Le grand style ?
« Que serait devenu Ulysse sans errance ? »
C.J. Jung, Le livre rouge
L’esprit humain grandit avec son corps. Pris au premier degré, c’est presque une banalité. Certains aussi argueront que c’est une évidence matérialiste : que sans corps il n’y a pas d’esprit ! Quoique scientifiquement acceptable, cette proposition tend à rendre triste celui ou celle qui lui donne de la force. Tout ne peut pas être réduit à la matière, d’ailleurs en rêve je peux violer tous les principes de la science sans que cela ne pose problème à l’extension de l’univers. Je reconnais néanmoins l’importance de la matière, celle qui constitue notre corps et qui nous permet par le truchement de nos sens de nous mettre en relation. « Tu commences à avoir l’intuition du Tout quand tu embrasses ton principe opposé. », disait aussi Jung. Nous sommes poussières d’étoiles et heureux de l’être.
Mais comment s’en rendre vraiment compte ? Il ne suffit pas d’identifier les contraires pour grandir en tant qu’homme, en tant que femme. Il faut en faire la difficile expérience. Voilà ce que souhaitait livrer comme enseignement le grand psychologue suisse : « Que serait devenu Ulysse sans errance ? » La vie facile mène trop souvent à la vie difficile. Les difficultés nous renforcent a contrario et mènent à une vie plus heureuse. Notez bien que je n’ai pas nécessairement dit : vie facile.
Ce qui ne me tue pas me rend plus fort, disait Nietzsche. On pourrait résumer toute sa pensée à cette seule maxime. Ce serait évidemment bien trop réduire l’œuvre géniale qu’il a livrer à la postérité, mais c’est probablement l’idée qui sous-tend toutes les autres : celle du grand style et celle de son surhomme et du bonheur qu’il trouve dans l’accomplissement de son existence. L’œuvre de Nietzsche est en ce sens une sotériologie, c’est-à-dire que sa pensée mène au salut… au bonheur, mais sur terre et de notre vivant. Sa pensée est grandiose. Son style particulier, ce qui ne la rend pas accessible à la première lecture. Mais aurait-il été en accord avec lui-même s’il nous avait livré une pensée que nous modernes appelons vulgarisée ?

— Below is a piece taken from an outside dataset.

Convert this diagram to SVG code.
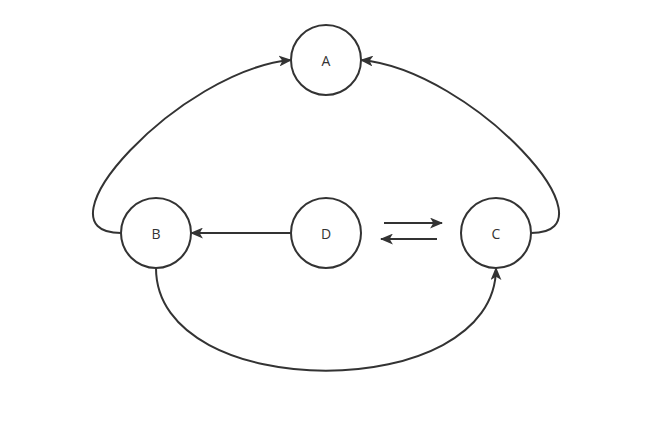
<svg xmlns="http://www.w3.org/2000/svg" width="653" height="427" viewBox="0 0 653 427">
<style>
.node{fill:#fff;stroke:#333;stroke-width:2}
.lbl{font-family:"Open Sans","Liberation Sans",sans-serif;font-size:14px;fill:#333;text-anchor:middle;dominant-baseline:central}
.edge{fill:none;stroke:#333;stroke-width:2;marker-end:url(#arr)}
</style>
<defs>
<marker id="arr" viewBox="0 0 12 10" refX="11" refY="5" markerWidth="13" markerHeight="11" markerUnits="userSpaceOnUse" orient="auto">
<path d="M0,0 L12,5 L0,10 L3,5 Z" fill="#333"/>
</marker>
</defs>
<rect width="653" height="427" fill="#fff"/>
<g id="edges">
<path class="edge" d="M121,233 C30,233 180,70 291,60"/>
<path class="edge" d="M531,233 C622,233 472,70 361,60"/>
<path class="edge" d="M291,233 L191,233"/>
<path class="edge" d="M156,268 C156,405 496,405 496,268"/>
<path class="edge" d="M384,223 L442,223"/>
<path class="edge" d="M437,239 L381,239"/>
</g>
<g id="A"><circle class="node" cx="326" cy="60" r="35"/><text class="lbl" x="326" y="60">A</text></g>
<g id="B"><circle class="node" cx="156" cy="233" r="35"/><text class="lbl" x="156" y="233">B</text></g>
<g id="D"><circle class="node" cx="326" cy="233" r="35"/><text class="lbl" x="326" y="233">D</text></g>
<g id="C"><circle class="node" cx="496" cy="233" r="35"/><text class="lbl" x="496" y="233">C</text></g>
</svg>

Pour autant, je n’invite pas à rejeter les œuvres de vulgarisations. Elles nous permettent tous de faire nos premiers pas dans une discipline ardue. Elles permettent aussi de trouver les clés de lecture pour certains auteurs particulièrement difficiles à lire. J’avouerais que j’ai mis dix ans pour intérioriser la pensée de Nietzsche. Des auteurs comme Luc Ferry m’y ont aidé. J’ai découvert a posteriori que Fréderic Lenoir écrit particulièrement bien concernant Jung. J’aurais souhaité le découvrir avant, lorsque j’ai lu pour la première fois les œuvres jungiennes. J’ai aussi passé des heures à lire ses plus beaux ouvrages. J’y suis revenu aussi des années plus tard, riche d’autres expériences de vie pas nécessairement facile. Je me suis d’ailleurs perdu en chemin. Comme Ulysse, c’est une condition nécessaire pour se retrouver… s’individuer, comme l’aurait dit Jung.